Who's Behind the Wheel?
In addition to the electric revolution, the impact of automation on the industry cannot be ignored. Driverless cars may actually usher in a new era of car sharing. By 2030, the analysts estimate that all vehicles produced will have some form of automation with early adopters including tech based rail hailing companies like Uber which can further automate their service and drive cost efficiencies. In fact, Uber has already placed an order for 24,000 Volvo XC90s between 2019 and 2021 which it is using as a design base for its self-driving fleet, while Google have been operating autonomous minivans on a 100 square mile area of public roads in Arizona without a safety driver since mid-October 2017. Driverless cars could improve the economic viability of car sharing/ride hailing to such an extent that it would reduce the economic rationale of private car ownership.
Top 10 predictions about your future car by 2040:
- 1 in 4 cars will be Powered by Batteries: 1/3 of production and 1/4 of cars on the road will be electric by 2040. Europe to power up faster than the US.

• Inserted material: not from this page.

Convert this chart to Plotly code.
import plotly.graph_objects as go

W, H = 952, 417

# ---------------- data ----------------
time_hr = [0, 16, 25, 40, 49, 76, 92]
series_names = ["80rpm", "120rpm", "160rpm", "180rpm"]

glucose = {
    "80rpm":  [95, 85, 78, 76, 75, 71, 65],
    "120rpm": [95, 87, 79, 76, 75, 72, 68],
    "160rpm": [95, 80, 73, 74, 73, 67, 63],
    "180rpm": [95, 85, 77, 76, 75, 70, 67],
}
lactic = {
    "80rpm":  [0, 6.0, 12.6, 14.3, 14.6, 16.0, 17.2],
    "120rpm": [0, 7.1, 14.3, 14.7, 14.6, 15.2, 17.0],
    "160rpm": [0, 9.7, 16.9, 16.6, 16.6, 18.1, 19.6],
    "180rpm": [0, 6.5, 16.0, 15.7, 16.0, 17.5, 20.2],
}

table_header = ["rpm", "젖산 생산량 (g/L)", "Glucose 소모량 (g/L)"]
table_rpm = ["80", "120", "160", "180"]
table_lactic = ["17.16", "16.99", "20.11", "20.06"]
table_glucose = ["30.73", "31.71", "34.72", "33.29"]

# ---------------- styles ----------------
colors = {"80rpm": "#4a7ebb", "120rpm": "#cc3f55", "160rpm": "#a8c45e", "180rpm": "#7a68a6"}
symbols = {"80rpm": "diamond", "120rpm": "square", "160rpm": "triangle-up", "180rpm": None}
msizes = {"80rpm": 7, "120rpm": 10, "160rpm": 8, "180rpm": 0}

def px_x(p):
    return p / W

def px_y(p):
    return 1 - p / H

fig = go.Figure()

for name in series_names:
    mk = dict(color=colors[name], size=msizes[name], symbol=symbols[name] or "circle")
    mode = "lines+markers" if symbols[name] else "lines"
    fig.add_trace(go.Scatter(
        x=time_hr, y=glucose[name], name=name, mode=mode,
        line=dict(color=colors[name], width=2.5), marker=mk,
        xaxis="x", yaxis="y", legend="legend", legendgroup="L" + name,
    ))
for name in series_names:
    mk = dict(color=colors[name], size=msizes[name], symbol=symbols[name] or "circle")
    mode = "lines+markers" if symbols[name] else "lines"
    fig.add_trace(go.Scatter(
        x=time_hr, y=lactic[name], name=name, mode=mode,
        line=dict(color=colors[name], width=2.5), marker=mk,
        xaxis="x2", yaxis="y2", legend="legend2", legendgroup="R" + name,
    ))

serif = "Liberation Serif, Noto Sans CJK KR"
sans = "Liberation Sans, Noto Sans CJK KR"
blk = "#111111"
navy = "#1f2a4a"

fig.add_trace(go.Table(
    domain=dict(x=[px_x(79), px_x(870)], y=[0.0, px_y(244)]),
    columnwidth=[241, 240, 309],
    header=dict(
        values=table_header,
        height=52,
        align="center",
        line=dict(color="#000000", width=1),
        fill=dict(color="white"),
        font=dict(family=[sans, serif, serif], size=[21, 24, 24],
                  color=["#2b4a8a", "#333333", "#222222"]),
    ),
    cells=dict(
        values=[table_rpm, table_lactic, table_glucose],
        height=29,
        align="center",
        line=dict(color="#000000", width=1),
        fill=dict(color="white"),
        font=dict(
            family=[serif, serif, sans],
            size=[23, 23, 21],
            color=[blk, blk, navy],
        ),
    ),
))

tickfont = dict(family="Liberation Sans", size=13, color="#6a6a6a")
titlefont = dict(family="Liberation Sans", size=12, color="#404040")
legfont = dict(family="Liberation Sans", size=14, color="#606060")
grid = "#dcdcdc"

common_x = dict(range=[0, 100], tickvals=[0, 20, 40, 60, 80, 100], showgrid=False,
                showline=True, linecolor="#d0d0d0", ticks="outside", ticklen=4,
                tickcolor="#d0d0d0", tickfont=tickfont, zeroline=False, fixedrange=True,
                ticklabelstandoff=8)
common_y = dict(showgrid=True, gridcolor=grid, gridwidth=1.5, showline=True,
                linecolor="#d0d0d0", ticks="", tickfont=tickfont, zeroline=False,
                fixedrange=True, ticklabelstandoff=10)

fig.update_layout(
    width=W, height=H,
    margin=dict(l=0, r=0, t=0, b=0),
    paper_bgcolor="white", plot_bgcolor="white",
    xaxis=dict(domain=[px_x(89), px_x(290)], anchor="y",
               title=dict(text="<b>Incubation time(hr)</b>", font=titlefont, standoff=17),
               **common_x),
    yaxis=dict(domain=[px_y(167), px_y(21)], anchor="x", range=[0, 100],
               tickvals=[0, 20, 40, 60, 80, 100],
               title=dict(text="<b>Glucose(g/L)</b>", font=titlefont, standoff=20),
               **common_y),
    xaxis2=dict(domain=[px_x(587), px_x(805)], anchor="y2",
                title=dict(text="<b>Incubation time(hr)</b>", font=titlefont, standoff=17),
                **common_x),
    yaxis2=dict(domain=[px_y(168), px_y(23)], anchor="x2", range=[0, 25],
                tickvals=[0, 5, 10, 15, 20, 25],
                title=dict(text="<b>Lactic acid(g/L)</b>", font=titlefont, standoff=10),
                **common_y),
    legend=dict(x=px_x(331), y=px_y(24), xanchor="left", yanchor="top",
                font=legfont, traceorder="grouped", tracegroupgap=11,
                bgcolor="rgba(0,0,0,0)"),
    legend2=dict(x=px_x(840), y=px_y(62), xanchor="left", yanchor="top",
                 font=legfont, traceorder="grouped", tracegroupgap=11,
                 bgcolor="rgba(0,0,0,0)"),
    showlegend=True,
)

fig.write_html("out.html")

- Electric cars will be the most cost savvy option: You will save about 100 dollars a year buying and using full battery vehicles compared to gasoline cars by 2040.
- Electric vehicles provide a roadmap for lower CO2: average new cars will have around 60gCO2/km emissions – 1/3 of today's average output. This should lower annual CO2 emissions by >1Gt – meaning car emissions are on track to limit runaway global warming.
- You will use your car like a mobile phone: 90 percent of charging will be done in the office or at home overnight. This will consume 1,000TWh of electricity which equals 2.5 percent of global demand.
- Hands-free an option if you can afford it: Self-driving cars will make up about 14 percent of car production letting you kick back and enjoy the journey. However, this will add around $1,000 dollars per car electronic content and require insurance for both owning and using autonomous vehicles.
- No need to look under the hood: Batteries become the heart of your electric car – we will require 3.7TWh of batteries per year which will need circa 100 Tesla sized Gigafactories (already the biggest building on earth) and around 3 million tons of lithium carbonate.
- Think sustainable chemistry not German engineering: battery specs will differentiate vehicle performance, this will require careful chemistry choices to avoid production bottlenecks for metals like cobalt in the supply chain.
- Electricity the new gasoline: gas consumption will be down 30 percent by 2040 to 280 billion gallons per year replaced by electricity generated from renewable sources.
- Don't be tempted to wait for fuel cell cars as they don't make carbon sense: Using hydrogen to power cars produces water at the tailpipe but hydrogen comes from natural gas which means CO2 emissions are similar to gasoline cars in total.
- ...and definitely don't wait around for flying cars – scientists are working hard on trapping anti-matter to figure out if it will "fall up" giving us the ability to create a flying car. CERN managed it with 309 anti-hydrogens for 1000 seconds. Unfortunately, just 1 kilogram of this material would contain the equivalent energy 700 million gallons of gasoline and is highly unstable – so don't hold your breath.